╭─ Given material
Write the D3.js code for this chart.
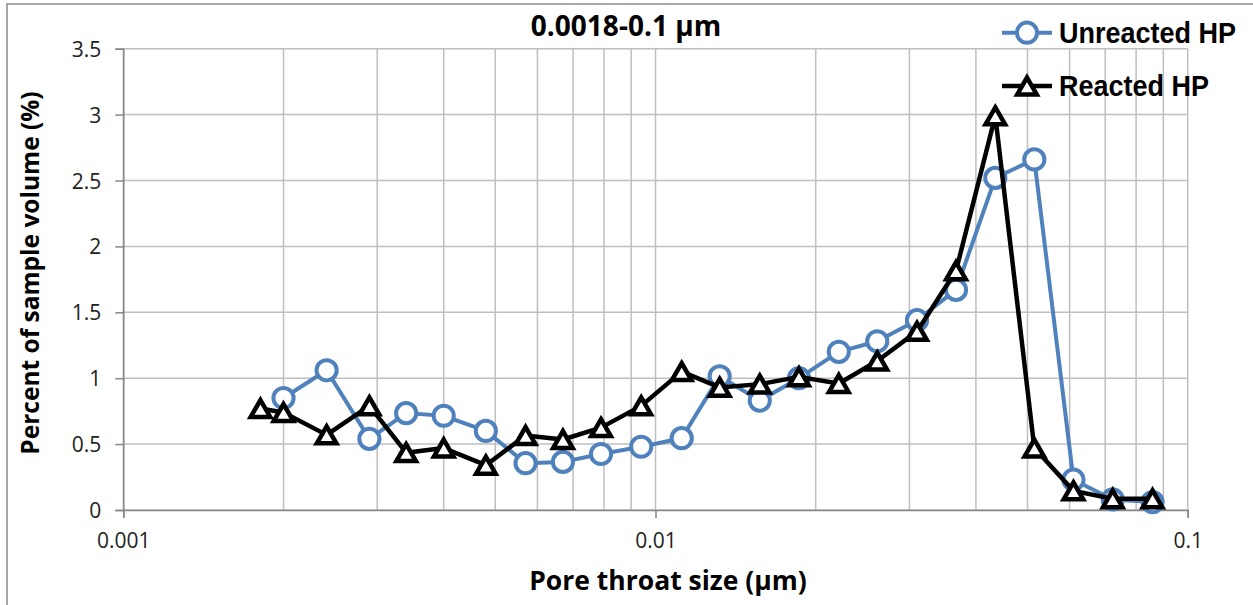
<!DOCTYPE html>
<html>
<head>
<meta charset="utf-8">
<script src="https://cdn.jsdelivr.net/npm/d3@7"></script>
<style>
  body { margin: 0; background: #fff; }
  svg { display: block; }
  .tick-label { font-family: "Open Sans", sans-serif; font-size: 21px; fill: #222; }
  .axis-title { font-family: "Open Sans", sans-serif; font-weight: bold; fill: #000; }
  .legend-label { font-family: "Liberation Sans", Arial, sans-serif; font-weight: bold; font-size: 30px; fill: #000; }
</style>
</head>
<body>
<svg id="chart"></svg>
<script>
// Pore throat sizes (µm), shared bins
const poreSizes = [0.00181, 0.0020, 0.00241, 0.0029, 0.0034, 0.0040, 0.0048, 0.0057, 0.0067, 0.0079,
  0.0094, 0.0112, 0.0132, 0.0157, 0.0186, 0.0221, 0.0261, 0.0310, 0.0367, 0.0435,
  0.0515, 0.0610, 0.0723, 0.0859];

// Percent of sample volume (%)
const unreacted = [null, 0.85, 1.06, 0.54, 0.735, 0.715, 0.60, 0.355, 0.365, 0.425,
  0.48, 0.545, 1.015, 0.83, 1.0, 1.20, 1.28, 1.44, 1.67, 2.52,
  2.66, 0.23, 0.08, 0.06];
const reacted = [0.77, 0.74, 0.57, 0.79, 0.435, 0.47, 0.34, 0.565, 0.535, 0.625,
  0.79, 1.05, 0.93, 0.955, 1.01, 0.96, 1.13, 1.355, 1.815, 2.99,
  0.47, 0.145, 0.085, 0.085];

const seriesNames = ['Unreacted HP', 'Reacted HP'];
const xTickValues = [0.001, 0.01, 0.1];
const yTickValues = [0, 0.5, 1, 1.5, 2, 2.5, 3, 3.5];
const chartTitle = '0.0018-0.1 µm';
const xTitle = 'Pore throat size (µm)';
const yTitle = 'Percent of sample volume (%)';

// triangle centred on its bounding box (like the spreadsheet marker)
const boxTriangle = {
  draw(context, size) {
    const s = Math.sqrt(size);
    const h = s * Math.sqrt(3) / 2;
    context.moveTo(0, -h / 2);
    context.lineTo(s / 2, h / 2);
    context.lineTo(-s / 2, h / 2);
    context.closePath();
  }
};

class LogLineChart {
  constructor(_config) {
    this.config = {
      parentElement: _config.parentElement,
      containerWidth: _config.containerWidth || 1253,
      containerHeight: _config.containerHeight || 605,
      margin: _config.margin || {top: 48.7, right: 65.3, bottom: 95, left: 123.3}
    };
    this.initVis();
  }

  initVis() {
    let vis = this;

    vis.width = vis.config.containerWidth - vis.config.margin.left - vis.config.margin.right;
    vis.height = vis.config.containerHeight - vis.config.margin.top - vis.config.margin.bottom;

    vis.xScale = d3.scaleLog()
        .domain([0.001, 0.1])
        .range([0, vis.width]);

    vis.yScale = d3.scaleLinear()
        .domain([0, 3.5])
        .range([vis.height, 0]);

    vis.svg = d3.select(vis.config.parentElement)
        .attr('width', vis.config.containerWidth)
        .attr('height', vis.config.containerHeight);

    // outer chart frame (right and bottom edges fall outside the picture)
    vis.svg.append('rect')
        .attr('x', 7)
        .attr('y', 4)
        .attr('width', vis.config.containerWidth + 20)
        .attr('height', vis.config.containerHeight + 20)
        .attr('fill', 'none')
        .attr('stroke', '#8c8c8c')
        .attr('stroke-width', 1.5);

    vis.chart = vis.svg.append('g')
        .attr('transform', `translate(${vis.config.margin.left},${vis.config.margin.top})`);

    vis.gridG = vis.chart.append('g').attr('class', 'grid');
    vis.xAxisG = vis.chart.append('g')
        .attr('class', 'axis x-axis')
        .attr('transform', `translate(0,${vis.height})`);
    vis.yAxisG = vis.chart.append('g').attr('class', 'axis y-axis');
    vis.linesG = vis.chart.append('g').attr('class', 'lines');

    vis.svg.append('text')
        .attr('class', 'axis-title')
        .attr('x', 626)
        .attr('y', 36)
        .attr('text-anchor', 'middle')
        .style('font-size', '28px')
        .text(chartTitle);

    vis.svg.append('text')
        .attr('class', 'axis-title')
        .attr('x', 668)
        .attr('y', 590)
        .attr('text-anchor', 'middle')
        .style('font-size', '26.5px')
        .text(xTitle);

    vis.svg.append('text')
        .attr('class', 'axis-title')
        .attr('transform', 'translate(39,273) rotate(-90)')
        .attr('text-anchor', 'middle')
        .style('font-size', '24.5px')
        .text(yTitle);
  }

  updateVis() {
    let vis = this;

    vis.series = [
      {name: seriesNames[0], values: poreSizes.map((x, i) => ({x, y: unreacted[i]})),
        color: '#4f81bd', symbol: d3.symbolCircle, size: 320, width: 4},
      {name: seriesNames[1], values: poreSizes.map((x, i) => ({x, y: reacted[i]})),
        color: '#000000', symbol: boxTriangle, size: 380, width: 4.5}
    ];

    vis.line = d3.line()
        .defined(d => d.y != null)
        .x(d => vis.xScale(d.x))
        .y(d => vis.yScale(d.y));

    vis.renderVis();
  }

  renderVis() {
    let vis = this;

    // vertical gridlines at every log step, horizontal at every y tick
    vis.gridG.selectAll('.vgrid')
        .data(vis.xScale.ticks())
      .join('line')
        .attr('class', 'vgrid')
        .attr('x1', d => vis.xScale(d))
        .attr('x2', d => vis.xScale(d))
        .attr('y1', 0)
        .attr('y2', vis.height)
        .attr('stroke', '#bfbfbf')
        .attr('stroke-width', 1.5);

    vis.gridG.selectAll('.hgrid')
        .data(yTickValues)
      .join('line')
        .attr('class', 'hgrid')
        .attr('x1', 0)
        .attr('x2', vis.width)
        .attr('y1', d => vis.yScale(d))
        .attr('y2', d => vis.yScale(d))
        .attr('stroke', '#bfbfbf')
        .attr('stroke-width', 1.5);

    vis.xAxisG.call(d3.axisBottom(vis.xScale)
        .tickValues(xTickValues)
        .tickFormat(d3.format('~g'))
        .tickSize(8)
        .tickPadding(14));

    vis.yAxisG.call(d3.axisLeft(vis.yScale)
        .tickValues(yTickValues)
        .tickFormat(d3.format('~g'))
        .tickSize(8)
        .tickPadding(14));

    vis.chart.selectAll('.axis path, .axis line')
        .attr('stroke', '#868686')
        .attr('stroke-width', 1.5);
    vis.chart.selectAll('.axis text')
        .attr('class', 'tick-label')
        .attr('fill', null);
    vis.yAxisG.selectAll('text').attr('dy', '0.36em');
    vis.xAxisG.selectAll('text').attr('dy', '0.75em');

    const symbolGen = s => d3.symbol().type(s.symbol).size(s.size)();

    const group = vis.linesG.selectAll('.series')
        .data(vis.series)
      .join('g')
        .attr('class', 'series');

    group.append('path')
        .attr('d', d => vis.line(d.values))
        .attr('fill', 'none')
        .attr('stroke', d => d.color)
        .attr('stroke-width', d => d.width)
        .attr('stroke-linejoin', 'round');

    group.each(function(s) {
      d3.select(this).selectAll('.marker')
          .data(s.values.filter(d => d.y != null))
        .join('path')
          .attr('class', 'marker')
          .attr('transform', d => `translate(${vis.xScale(d.x)},${vis.yScale(d.y)})`)
          .attr('d', symbolGen(s))
          .attr('fill', '#fff')
          .attr('stroke', s.color)
          .attr('stroke-width', s.width);
    });

    // legend, top right
    const legend = vis.svg.selectAll('.legend-item')
        .data(vis.series)
      .join('g')
        .attr('class', 'legend-item')
        .attr('transform', (d, i) => `translate(1002,${32.7 + i * 53.3})`);

    legend.append('line')
        .attr('x1', 0)
        .attr('x2', 50)
        .attr('stroke', d => d.color)
        .attr('stroke-width', d => d.width);

    legend.append('path')
        .attr('transform', 'translate(25,0)')
        .attr('d', d => symbolGen(d))
        .attr('fill', '#fff')
        .attr('stroke', d => d.color)
        .attr('stroke-width', d => d.width);

    // narrow bold lettering: squeeze the glyphs horizontally
    legend.append('text')
        .attr('class', 'legend-label')
        .attr('transform', 'translate(57,10) scale(0.9,1)')
        .text(d => d.name);
  }
}

const chart = new LogLineChart({parentElement: '#chart'});
chart.updateVis();
</script>
</body>
</html>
╰─
:: Aim of the task ::
Your task is to gather every line with the word "this" and copy it.

:: Finished answer ::
Write the D3.js code for this chart.
    this.config = {
    this.initVis();
    let vis = this;
    let vis = this;
    let vis = this;
      d3.select(this).selectAll('.marker')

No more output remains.